According to the terms of the deal, Novartis, through a subsidiary, will initiate a tender offer to acquire all of Regulus' outstanding shares for an initial price of $7.00 per share or $800 million.
Shares of biopharmaceutical company Regulus Therapeutics Inc. (RGLS) shot up 138% at the opening bell on Wednesday after Swiss drugmaker Novartis agreed to acquire the firm for up to $1.7 billion.
As per the terms of the deal, Novartis, through a subsidiary, will initiate a tender offer to acquire all of Regulus' outstanding shares for an initial price of $7.00 per share or $800 million.
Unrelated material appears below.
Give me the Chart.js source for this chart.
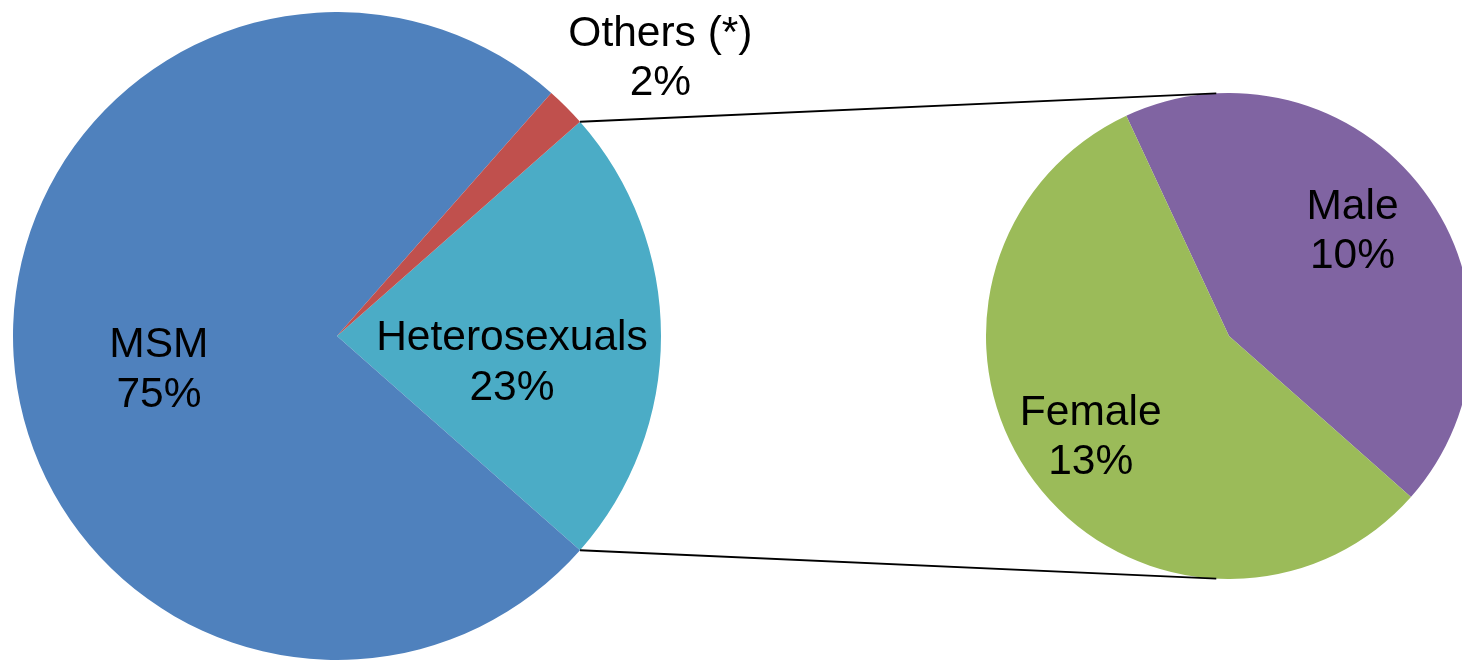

The initial per-share price represents a premium of 108% to Regulus' closing price on April 29.
Regulus shareholders will also receive a contingent value right (CVR) of $7.00 per share if its lead product candidate, farabursen, receives regulatory approval.
The total consideration, including the CVR, would be approximately $1.7 billion.
Regulus’ farabursen is an investigational microRNA inhibitor designed to reduce the growth of cysts and kidney size, as well as delay progression of disease severity in a severe kidney disease called autosomal dominant polycystic kidney disease (ADPKD).
Novartis President Shreeram Aradhye noted that there are limited treatment options currently available for ADPKD.
“The team at Regulus has done meaningful foundational work with farabursen, and we look forward to investigating its potential further as we aim to bring a better treatment option to patients in need," he said.
The transaction is expected to be completed in the second half of 2025. Until then, Regulus will continue to operate as a separate and independent company. Following the completion of the deal, Regulus will become an indirect wholly-owned subsidiary of Novartis.
RGLS stock is up by 397% so far this year and by 237% over the past 12 months.